A single-hose portable AC pulls air from the room, cools part of it, and uses the rest to cool the compressor before blowing that warm air out the single exhaust hose. The problem: every cubic foot of air sent outside has to be replaced — and it gets replaced by hot, unconditioned air pulled in through door gaps, windows, and cracks. This is called negative pressure, and it quietly fights against the cooling you paid for.

How a Dual-Hose Unit Works

A dual-hose unit uses one hose to draw outside air specifically to cool the compressor and the second hose to exhaust it. Because it does not consume already-cooled room air for the compressor, it creates far less negative pressure and delivers more of its rated capacity to the room. The US Department of Energy's efficiency testing reflects this advantage.

Which Should You Buy?

  • Choose dual-hose for larger rooms, leaky/older rooms, hot climates, or whenever efficiency matters most.
  • Single-hose is fine for small, well-sealed rooms and lower budgets — it is cheaper, lighter, and simpler to set up.
  • In a tiny, tightly sealed bedroom the practical difference shrinks; in a large or drafty space it is significant.

Once you have picked a hose type, match the SACC capacity to your room — see our main portable air conditioner buying guide and our BTU-by-room-size chart.

FAQ

Is a single-hose or dual-hose portable AC better?

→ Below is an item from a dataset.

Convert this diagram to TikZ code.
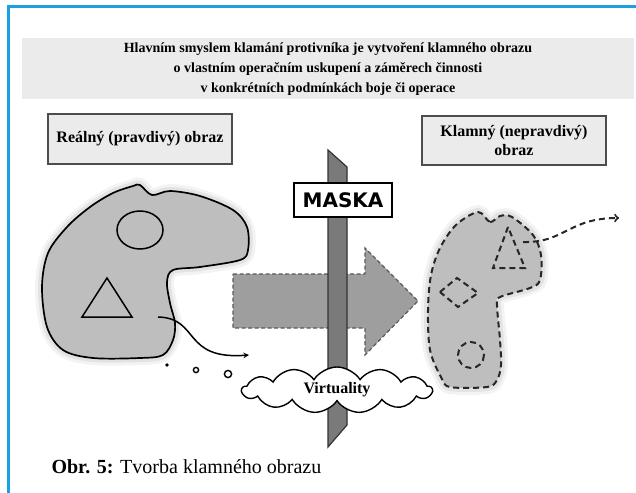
\documentclass[tikz,border=0pt]{standalone}
\usepackage{fontspec}
\setmainfont{Liberation Serif}
\newfontfamily\signfont{DejaVu Sans}
\usepackage{tikz}
\usepackage{xcolor}
\definecolor{frame_blue}{HTML}{1BA1E2}
\definecolor{band_gray}{HTML}{EBEBEB}
\definecolor{blob_gray}{HTML}{BEBEBE}
\definecolor{arrow_gray}{HTML}{9E9E9E}
\definecolor{pole_gray}{HTML}{7A7A7A}
\usetikzlibrary{arrows, shapes.symbols}

\begin{document}
\begin{tikzpicture}[x=1pt,y=-1pt,
    labelbox/.style={draw=black!70,line width=1.6pt,fill=band_gray,align=center,
        font=\bfseries\fontsize{16}{19}\selectfont,inner sep=0pt},
    glow/.style={preaction={draw=black!40,line width=14pt,opacity=.12},
        preaction={draw=black!40,line width=8pt,opacity=.18}},
    dashline/.style={draw=black!85,line width=2pt,dash pattern=on 6pt off 4pt}]
    \useasboundingbox (0,0) rectangle (636,492);
    \draw[frame_blue,line width=3pt] (8,500)--(8,7)--(640,7); %ramecek
    %nadpis
    \node[fill=band_gray,minimum width=612,minimum height=61,align=center,
        font=\bfseries\fontsize{14}{20}\selectfont] (title) at (328,69)
        {Hlavním smyslem klamání protivníka je vytvoření klamného obrazu\\
         o vlastním operačním uskupení a záměrech činnosti\\
         v konkrétních podmínkách boje či operace};
    \node[labelbox,minimum width=184,minimum height=50] (real) at (140,139) {Reálný (pravdivý) obraz};
    \node[labelbox,minimum width=184,minimum height=49] (fake) at (514,140.5) {Klamný (nepravdivý)\\obraz};
    %realny obraz
    \draw[glow,fill=blob_gray,line width=1.7pt] plot[smooth cycle,tension=0.55] coordinates{
        (140,185) (152,195) (170,191) (200,196) (233,210) (247,227) (248,250) (240,260)
        (200,267) (173,270) (167,282) (170,303) (175,323) (173,340) (163,355) (140,358)
        (93,358) (63,350) (47,327) (42,287) (48,253) (67,227) (90,207) (113,193) (133,186)};
    \draw[line width=1.5pt] (140,230) ellipse (23 and 19);
    \draw[line width=1.5pt] (107,278)--(82,317)--(132,317)--cycle;
    \coordinate (realStart) at (158,317);
    \coordinate (realEnd) at (249,355);
    \draw[->,>=stealth,line width=1.5pt] (realStart) .. controls (200,318) and (182,360) .. (realEnd);
    \fill (167,365) circle (1.8);
    \draw[line width=1.4pt] (196,370) circle (2.6);
    \draw[line width=1.4pt] (228,374) circle (3.6);
    %klamny obraz
    \path[glow,fill=blob_gray] plot[smooth cycle,tension=0.55] coordinates{
        (478,212) (490,222) (500,216) (512,217) (533,235) (541,255) (540,280) (530,288)
        (500,297) (497,305) (500,340) (501,365) (497,380) (487,387) (450,387) (441,377)
        (430,350) (428,310) (431,275) (440,248) (456,225)};
    \draw[dashline] plot[smooth cycle,tension=0.55] coordinates{
        (478,212) (490,222) (500,216) (512,217) (533,235) (541,255) (540,280) (530,288)
        (500,297) (497,305) (500,340) (501,365) (497,380) (487,387) (450,387) (441,377)
        (430,350) (428,310) (431,275) (440,248) (456,225)};
    \draw[dashline] (508,227)--(493,268)--(525,268)--cycle;
    \draw[dashline] (440,292)--(457,278)--(478,293)--(458,307)--cycle;
    \draw[dashline] (471,355) circle (13);
    \coordinate (fakeStart) at (523,242);
    \coordinate (fakeEnd) at (619,218);
    \draw[dashline,->] (fakeStart) .. controls (565,243) and (568,218) .. (fakeEnd);
    %sipka a maska
    \draw[dashline,draw=black!65,line width=1.2pt,dash pattern=on 4pt off 2.5pt,fill=arrow_gray]
        (233,274)--(365,274)--(365,248)--(418,301)--(365,355)--(365,328)--(233,328)--cycle;
    \draw[fill=pole_gray,draw=black!80,line width=1.2pt] (328,150)--(347,167)--(347,425)--(328,447)--cycle;
    \node[draw,line width=2.2pt,fill=white,minimum width=98,minimum height=34,
        font=\signfont\bfseries\fontsize{20}{20}\selectfont] (mask) at (343,200) {MASKA};
    \node[cloud,cloud puffs=13,cloud puff arc=115,aspect=4,draw,line width=1.4pt,fill=white,
        minimum width=190,minimum height=46,inner sep=1pt,
        font=\bfseries\fontsize{16}{16}\selectfont] (virt) at (337,390) {Virtuality};
    %popisek
    \node[anchor=west,font=\fontsize{20}{20}\selectfont] (caption) at (48,467) {\textbf{Obr. 5:} Tvorba klamného obrazu};
\end{tikzpicture}
\end{document}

Dual-hose is more efficient because it cools the compressor with outside air, avoiding the negative room pressure that makes single-hose units draw hot air in through gaps. Single-hose is cheaper and acceptable for small, well-sealed rooms.

What is negative pressure in a portable AC?

When a single-hose unit exhausts room air outside, that air is replaced by unconditioned outside air leaking in through gaps. This negative pressure reduces effective cooling, especially in larger or leaky rooms.

Does dual-hose cool faster?

In most real rooms, yes — more of its rated capacity reaches the room because it is not pulling in hot replacement air. The advantage grows with room size and air leakage.